With pursuit of equity and the instillation of feminism ideas in the society today, motherhood has lost this ultimate goal of forming a society that is value filled and morally upright. It then is important for that which has been lost to be restored. Women must rise and try to reclaim this uprightness that is so elusive in this time. This can be achieved through the following ideas proposed by Bishop Fulton J Sheen in the book Man and Woman by (1952).

By restoring constancy in love:

Love today is fickle, although it was meant to be permanent. Love has only two words in its vocabulary: “You” and “Always:” “You,” because love is unique; and “Always,” because love is enduring.

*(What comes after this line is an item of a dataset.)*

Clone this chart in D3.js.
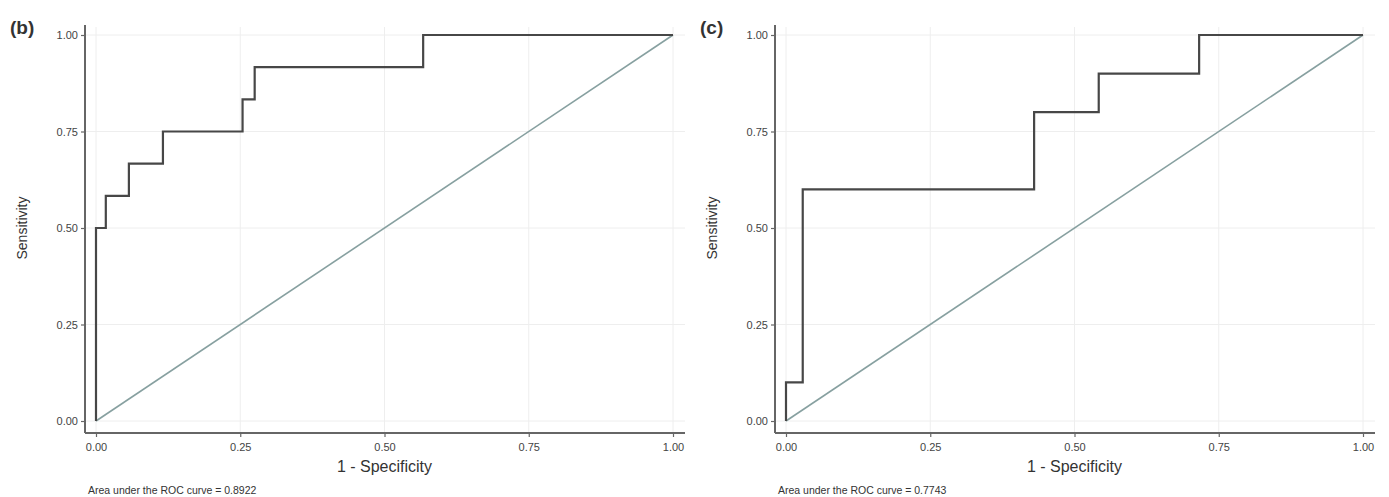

Love never says, “I will love you for two years and six days.” Love inspires in one the desire to achieve a situation of “goodness for all” including the self. It is in this love that one learns that doing something that will compromise the self and others is wrong and doing something that is inspired by love is almost always right. Parents must practice love. They must be love in action for the children turn out “great” as they initially desire. This may include sacrifice, in terms of money and behavior. It means sacrificing that which I would want to do, inspired by my desire for freedom, for the sake of the goodness of this child God has blessed me with. For instance, I may love drinking, and I love drinking late. Since I do not want my child not to start drinking at the age of sixteen, and of course be home by 6pm, I will have to sacrifice my outings and be home by 6pm.

By restoring respect for personality:

Man generally speaks of things: woman generally speaks of persons. Since man is made to control nature and to rule over it, his principal concern is with some thing. Woman is closer to life, and its prolongation; her life centers more on personality. Even when falling from feminine heights, her gossip is about people. Since the whole present political and economic world is gauged to the destruction of personality, God in His Mercy is trumpeting once more to The Woman to “make a man,” to remake personality. Respect for personality, even the personal self, inspires in us to always do things that will make us and others happy. I do not know of any moral activity or good virtues that make others feel bad. Even corrective measures that always beget spite from the corrected are with good intentions. The twentieth-century resurgence of devotion to Mary is God’s way of pulling the world away from the primacy of the economic to the primacy of the human, from the things to life and machines to men. The praise of the woman in the crowd who heard Our Lord preaching and exclaimed: “Blessed is the womb that bore Thee and the breasts that nursed Thee” (Luke 11:27), was typically feminine. And the answer of Our Lord was equally significant: “Yea! Blessed rather are those who hear the Word of God and keep it.” (Luke 11:28.) This, then, is what devotion to Mary does in this troubled hour: it restores personality by inspiring it to keep the Word of God. 

By infusing the virtue of Purity into souls:

Miriam Webster defines Purity as freedom from sin or guilt; innocence and; chastity. Purity also means freedom from adulteration or contamination or freedom from immorality, especially of a sexual nature. Teach your children, the belief in purity of body, mind and soul (Emmeline Pankhurst). If purity of mind, body and soul is encouraged right from birth and modeled all through, then our society would be a very good place to live in.

Does this mean that if children are taught the right things will always turn out right? No, but even as they do wrong, just like every once in a while we remember our mothers voice telling us that it is wrong to eat sugar or throw stones at a passerby, they will remember all they were taught when they were young. Their conscience will bite them, and more often than not, they will end up doing the right thing; that which they were taught it is right. Does it also mean that if the right things were not taught they will end up bad? No, people will always mould themselves to become the best version of themselves, and by the virtue of the fall of the first man, who by eating the fruit had the capacity to tell what is right and wrong, through a continuous effort, (s)he will mould the self to do right. It will be harder because there is no benchmark that is intrinsic that (s)he will look upto, but, will eventually make it.